▶

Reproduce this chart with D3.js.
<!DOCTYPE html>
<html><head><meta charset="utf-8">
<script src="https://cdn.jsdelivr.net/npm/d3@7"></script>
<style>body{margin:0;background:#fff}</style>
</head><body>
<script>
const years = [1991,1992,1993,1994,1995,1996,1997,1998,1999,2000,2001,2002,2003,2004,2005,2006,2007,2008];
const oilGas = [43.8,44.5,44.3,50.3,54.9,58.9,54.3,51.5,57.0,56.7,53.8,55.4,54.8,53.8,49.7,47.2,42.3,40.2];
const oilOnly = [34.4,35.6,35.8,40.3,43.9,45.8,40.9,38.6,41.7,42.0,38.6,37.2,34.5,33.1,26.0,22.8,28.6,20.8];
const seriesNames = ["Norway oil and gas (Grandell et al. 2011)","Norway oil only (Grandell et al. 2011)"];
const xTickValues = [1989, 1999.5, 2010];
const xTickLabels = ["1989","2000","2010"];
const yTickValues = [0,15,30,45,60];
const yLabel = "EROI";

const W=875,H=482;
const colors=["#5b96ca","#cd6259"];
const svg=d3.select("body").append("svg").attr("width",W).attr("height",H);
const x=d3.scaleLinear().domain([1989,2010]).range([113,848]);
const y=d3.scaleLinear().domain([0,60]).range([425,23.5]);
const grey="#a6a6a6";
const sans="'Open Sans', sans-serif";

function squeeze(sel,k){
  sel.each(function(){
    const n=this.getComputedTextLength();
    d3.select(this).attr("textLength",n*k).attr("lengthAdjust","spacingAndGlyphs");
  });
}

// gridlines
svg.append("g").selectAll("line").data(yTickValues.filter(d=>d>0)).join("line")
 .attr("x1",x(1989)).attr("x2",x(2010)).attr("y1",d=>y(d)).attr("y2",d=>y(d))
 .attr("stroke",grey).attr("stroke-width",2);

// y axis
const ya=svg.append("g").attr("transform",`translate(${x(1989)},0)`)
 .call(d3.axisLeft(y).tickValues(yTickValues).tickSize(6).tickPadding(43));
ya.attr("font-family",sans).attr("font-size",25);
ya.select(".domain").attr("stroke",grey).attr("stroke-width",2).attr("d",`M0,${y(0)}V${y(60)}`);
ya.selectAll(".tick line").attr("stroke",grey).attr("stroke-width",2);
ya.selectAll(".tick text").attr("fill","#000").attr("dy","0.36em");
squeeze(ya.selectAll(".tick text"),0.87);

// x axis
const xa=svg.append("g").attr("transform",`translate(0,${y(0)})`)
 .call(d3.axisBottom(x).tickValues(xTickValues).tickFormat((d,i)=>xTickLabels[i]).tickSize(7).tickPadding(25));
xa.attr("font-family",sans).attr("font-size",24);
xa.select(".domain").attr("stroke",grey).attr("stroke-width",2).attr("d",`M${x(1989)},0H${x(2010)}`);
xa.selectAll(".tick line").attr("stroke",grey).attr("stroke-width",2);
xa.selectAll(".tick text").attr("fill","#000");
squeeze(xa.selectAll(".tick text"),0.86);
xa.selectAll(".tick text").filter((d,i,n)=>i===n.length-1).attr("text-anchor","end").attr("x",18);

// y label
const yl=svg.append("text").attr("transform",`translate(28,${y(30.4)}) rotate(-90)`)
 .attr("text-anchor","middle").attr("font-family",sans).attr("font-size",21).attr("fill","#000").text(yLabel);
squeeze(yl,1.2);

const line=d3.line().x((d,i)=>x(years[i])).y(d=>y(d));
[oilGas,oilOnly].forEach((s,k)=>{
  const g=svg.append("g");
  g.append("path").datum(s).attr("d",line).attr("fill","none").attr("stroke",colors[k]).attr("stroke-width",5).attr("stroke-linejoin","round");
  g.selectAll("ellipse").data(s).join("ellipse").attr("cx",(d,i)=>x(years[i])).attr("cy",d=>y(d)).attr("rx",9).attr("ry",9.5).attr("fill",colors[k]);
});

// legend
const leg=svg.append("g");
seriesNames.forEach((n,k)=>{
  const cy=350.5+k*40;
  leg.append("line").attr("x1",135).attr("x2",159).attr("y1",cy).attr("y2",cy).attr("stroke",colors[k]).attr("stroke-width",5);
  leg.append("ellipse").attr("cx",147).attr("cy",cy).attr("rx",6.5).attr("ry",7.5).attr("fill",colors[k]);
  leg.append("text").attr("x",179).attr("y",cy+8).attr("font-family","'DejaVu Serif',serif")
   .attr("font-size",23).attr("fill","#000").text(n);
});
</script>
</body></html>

◀
▶

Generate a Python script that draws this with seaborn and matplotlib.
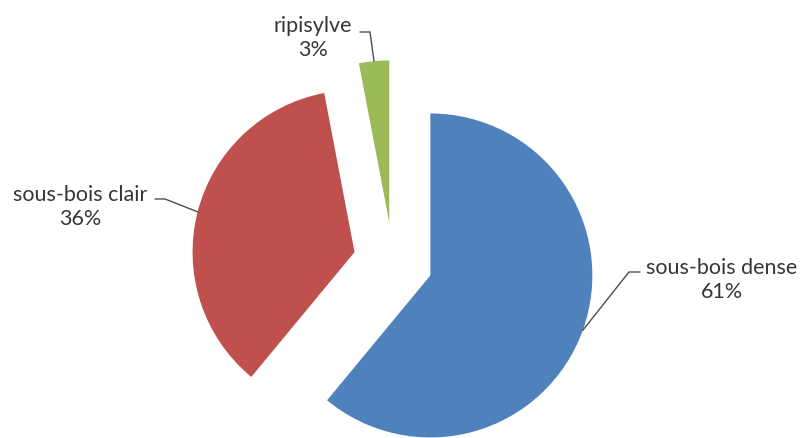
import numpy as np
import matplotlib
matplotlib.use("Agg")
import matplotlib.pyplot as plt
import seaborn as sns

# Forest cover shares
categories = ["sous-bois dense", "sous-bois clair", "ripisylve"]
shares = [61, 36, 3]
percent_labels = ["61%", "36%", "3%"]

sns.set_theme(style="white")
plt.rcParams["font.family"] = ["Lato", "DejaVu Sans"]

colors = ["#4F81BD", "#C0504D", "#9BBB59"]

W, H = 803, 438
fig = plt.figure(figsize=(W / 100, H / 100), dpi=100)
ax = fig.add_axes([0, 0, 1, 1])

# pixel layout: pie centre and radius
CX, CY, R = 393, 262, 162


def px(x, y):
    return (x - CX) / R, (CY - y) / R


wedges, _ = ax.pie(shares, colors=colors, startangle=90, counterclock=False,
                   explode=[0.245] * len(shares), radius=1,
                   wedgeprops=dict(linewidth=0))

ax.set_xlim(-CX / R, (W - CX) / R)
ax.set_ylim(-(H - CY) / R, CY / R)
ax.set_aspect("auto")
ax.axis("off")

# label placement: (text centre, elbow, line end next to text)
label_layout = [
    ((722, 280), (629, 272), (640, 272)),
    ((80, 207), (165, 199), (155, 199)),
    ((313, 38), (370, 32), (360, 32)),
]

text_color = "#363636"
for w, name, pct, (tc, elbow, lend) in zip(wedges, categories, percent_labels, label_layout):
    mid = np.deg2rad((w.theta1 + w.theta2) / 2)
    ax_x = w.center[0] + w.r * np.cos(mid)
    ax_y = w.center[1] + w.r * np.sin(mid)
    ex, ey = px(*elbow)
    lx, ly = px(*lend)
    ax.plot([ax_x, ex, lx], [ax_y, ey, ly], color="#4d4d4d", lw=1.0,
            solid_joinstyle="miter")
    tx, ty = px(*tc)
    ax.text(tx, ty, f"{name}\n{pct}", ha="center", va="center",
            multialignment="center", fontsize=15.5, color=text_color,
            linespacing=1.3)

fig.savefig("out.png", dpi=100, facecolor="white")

◀

_Exercise task:_
Reproduce, starting at the line containing "Generate a Python" and stopping after the line containing "CX, CY, R = 393, 262, 162", each of those lines exactly and no others; leave pictures out.

_Exercise output:_
Generate a Python script that draws this with seaborn and matplotlib.
import numpy as np
import matplotlib
matplotlib.use("Agg")
import matplotlib.pyplot as plt
import seaborn as sns

# Forest cover shares
categories = ["sous-bois dense", "sous-bois clair", "ripisylve"]
shares = [61, 36, 3]
percent_labels = ["61%", "36%", "3%"]

sns.set_theme(style="white")
plt.rcParams["font.family"] = ["Lato", "DejaVu Sans"]

colors = ["#4F81BD", "#C0504D", "#9BBB59"]

W, H = 803, 438
fig = plt.figure(figsize=(W / 100, H / 100), dpi=100)
ax = fig.add_axes([0, 0, 1, 1])

# pixel layout: pie centre and radius
CX, CY, R = 393, 262, 162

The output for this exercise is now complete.